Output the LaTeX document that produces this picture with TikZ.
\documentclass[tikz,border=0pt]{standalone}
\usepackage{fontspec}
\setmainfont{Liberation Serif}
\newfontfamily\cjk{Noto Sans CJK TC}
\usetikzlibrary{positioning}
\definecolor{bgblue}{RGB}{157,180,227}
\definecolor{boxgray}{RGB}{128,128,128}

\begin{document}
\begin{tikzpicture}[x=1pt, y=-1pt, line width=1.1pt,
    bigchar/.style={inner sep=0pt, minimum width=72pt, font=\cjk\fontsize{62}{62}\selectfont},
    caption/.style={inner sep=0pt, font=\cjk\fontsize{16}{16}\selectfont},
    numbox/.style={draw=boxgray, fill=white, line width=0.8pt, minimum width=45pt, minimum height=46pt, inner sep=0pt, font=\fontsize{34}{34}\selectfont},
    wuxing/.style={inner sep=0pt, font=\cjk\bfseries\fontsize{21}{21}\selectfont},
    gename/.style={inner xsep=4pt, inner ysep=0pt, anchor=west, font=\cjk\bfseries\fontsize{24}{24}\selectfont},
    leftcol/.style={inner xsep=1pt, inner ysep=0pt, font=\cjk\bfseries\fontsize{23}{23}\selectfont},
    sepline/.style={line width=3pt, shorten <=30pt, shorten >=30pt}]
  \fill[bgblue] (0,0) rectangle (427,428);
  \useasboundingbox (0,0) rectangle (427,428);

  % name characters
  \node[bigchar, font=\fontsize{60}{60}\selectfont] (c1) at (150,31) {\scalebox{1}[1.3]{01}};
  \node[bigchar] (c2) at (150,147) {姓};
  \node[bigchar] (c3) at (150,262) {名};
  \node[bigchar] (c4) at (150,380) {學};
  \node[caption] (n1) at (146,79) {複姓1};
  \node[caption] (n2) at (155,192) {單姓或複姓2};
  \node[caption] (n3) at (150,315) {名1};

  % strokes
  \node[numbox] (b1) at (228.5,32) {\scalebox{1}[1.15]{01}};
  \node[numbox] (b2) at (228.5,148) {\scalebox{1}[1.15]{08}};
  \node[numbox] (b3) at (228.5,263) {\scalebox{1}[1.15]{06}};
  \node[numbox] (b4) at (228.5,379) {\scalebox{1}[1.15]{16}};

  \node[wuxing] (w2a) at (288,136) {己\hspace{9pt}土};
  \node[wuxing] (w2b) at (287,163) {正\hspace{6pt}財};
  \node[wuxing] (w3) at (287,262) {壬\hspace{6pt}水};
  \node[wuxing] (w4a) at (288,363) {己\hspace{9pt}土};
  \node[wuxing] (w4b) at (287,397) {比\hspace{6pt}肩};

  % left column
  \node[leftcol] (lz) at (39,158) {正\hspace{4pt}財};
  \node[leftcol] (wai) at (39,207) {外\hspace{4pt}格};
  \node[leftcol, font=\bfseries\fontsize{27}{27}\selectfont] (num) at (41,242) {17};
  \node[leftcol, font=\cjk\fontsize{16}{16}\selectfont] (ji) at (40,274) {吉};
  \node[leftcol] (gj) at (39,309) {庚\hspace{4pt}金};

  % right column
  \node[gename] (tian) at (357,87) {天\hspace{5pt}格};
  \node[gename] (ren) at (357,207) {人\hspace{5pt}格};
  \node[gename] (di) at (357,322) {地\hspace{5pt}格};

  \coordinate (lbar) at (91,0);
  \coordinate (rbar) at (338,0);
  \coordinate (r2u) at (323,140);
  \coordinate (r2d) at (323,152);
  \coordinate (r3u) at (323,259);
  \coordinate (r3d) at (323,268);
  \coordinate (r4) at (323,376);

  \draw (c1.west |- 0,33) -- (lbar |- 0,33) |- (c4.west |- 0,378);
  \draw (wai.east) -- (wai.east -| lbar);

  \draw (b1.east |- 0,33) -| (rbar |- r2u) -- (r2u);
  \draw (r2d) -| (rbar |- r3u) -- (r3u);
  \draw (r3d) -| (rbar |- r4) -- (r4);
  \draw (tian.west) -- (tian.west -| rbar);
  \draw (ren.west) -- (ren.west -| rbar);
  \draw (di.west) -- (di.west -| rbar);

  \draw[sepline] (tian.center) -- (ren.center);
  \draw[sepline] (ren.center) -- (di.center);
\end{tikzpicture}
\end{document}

* [GIVEN INSTRUCTION]: Reproduce the entire listing word for word.

* [OUTPUT BELOW]:
Output the LaTeX document that produces this picture with TikZ.
\documentclass[tikz,border=0pt]{standalone}
\usepackage{fontspec}
\setmainfont{Liberation Serif}
\newfontfamily\cjk{Noto Sans CJK TC}
\usetikzlibrary{positioning}
\definecolor{bgblue}{RGB}{157,180,227}
\definecolor{boxgray}{RGB}{128,128,128}

\begin{document}
\begin{tikzpicture}[x=1pt, y=-1pt, line width=1.1pt,
    bigchar/.style={inner sep=0pt, minimum width=72pt, font=\cjk\fontsize{62}{62}\selectfont},
    caption/.style={inner sep=0pt, font=\cjk\fontsize{16}{16}\selectfont},
    numbox/.style={draw=boxgray, fill=white, line width=0.8pt, minimum width=45pt, minimum height=46pt, inner sep=0pt, font=\fontsize{34}{34}\selectfont},
    wuxing/.style={inner sep=0pt, font=\cjk\bfseries\fontsize{21}{21}\selectfont},
    gename/.style={inner xsep=4pt, inner ysep=0pt, anchor=west, font=\cjk\bfseries\fontsize{24}{24}\selectfont},
    leftcol/.style={inner xsep=1pt, inner ysep=0pt, font=\cjk\bfseries\fontsize{23}{23}\selectfont},
    sepline/.style={line width=3pt, shorten <=30pt, shorten >=30pt}]
  \fill[bgblue] (0,0) rectangle (427,428);
  \useasboundingbox (0,0) rectangle (427,428);

  % name characters
  \node[bigchar, font=\fontsize{60}{60}\selectfont] (c1) at (150,31) {\scalebox{1}[1.3]{01}};
  \node[bigchar] (c2) at (150,147) {姓};
  \node[bigchar] (c3) at (150,262) {名};
  \node[bigchar] (c4) at (150,380) {學};
  \node[caption] (n1) at (146,79) {複姓1};
  \node[caption] (n2) at (155,192) {單姓或複姓2};
  \node[caption] (n3) at (150,315) {名1};

  % strokes
  \node[numbox] (b1) at (228.5,32) {\scalebox{1}[1.15]{01}};
  \node[numbox] (b2) at (228.5,148) {\scalebox{1}[1.15]{08}};
  \node[numbox] (b3) at (228.5,263) {\scalebox{1}[1.15]{06}};
  \node[numbox] (b4) at (228.5,379) {\scalebox{1}[1.15]{16}};

  \node[wuxing] (w2a) at (288,136) {己\hspace{9pt}土};
  \node[wuxing] (w2b) at (287,163) {正\hspace{6pt}財};
  \node[wuxing] (w3) at (287,262) {壬\hspace{6pt}水};
  \node[wuxing] (w4a) at (288,363) {己\hspace{9pt}土};
  \node[wuxing] (w4b) at (287,397) {比\hspace{6pt}肩};

  % left column
  \node[leftcol] (lz) at (39,158) {正\hspace{4pt}財};
  \node[leftcol] (wai) at (39,207) {外\hspace{4pt}格};
  \node[leftcol, font=\bfseries\fontsize{27}{27}\selectfont] (num) at (41,242) {17};
  \node[leftcol, font=\cjk\fontsize{16}{16}\selectfont] (ji) at (40,274) {吉};
  \node[leftcol] (gj) at (39,309) {庚\hspace{4pt}金};

  % right column
  \node[gename] (tian) at (357,87) {天\hspace{5pt}格};
  \node[gename] (ren) at (357,207) {人\hspace{5pt}格};
  \node[gename] (di) at (357,322) {地\hspace{5pt}格};

  \coordinate (lbar) at (91,0);
  \coordinate (rbar) at (338,0);
  \coordinate (r2u) at (323,140);
  \coordinate (r2d) at (323,152);
  \coordinate (r3u) at (323,259);
  \coordinate (r3d) at (323,268);
  \coordinate (r4) at (323,376);

  \draw (c1.west |- 0,33) -- (lbar |- 0,33) |- (c4.west |- 0,378);
  \draw (wai.east) -- (wai.east -| lbar);

  \draw (b1.east |- 0,33) -| (rbar |- r2u) -- (r2u);
  \draw (r2d) -| (rbar |- r3u) -- (r3u);
  \draw (r3d) -| (rbar |- r4) -- (r4);
  \draw (tian.west) -- (tian.west -| rbar);
  \draw (ren.west) -- (ren.west -| rbar);
  \draw (di.west) -- (di.west -| rbar);

  \draw[sepline] (tian.center) -- (ren.center);
  \draw[sepline] (ren.center) -- (di.center);
\end{tikzpicture}
\end{document}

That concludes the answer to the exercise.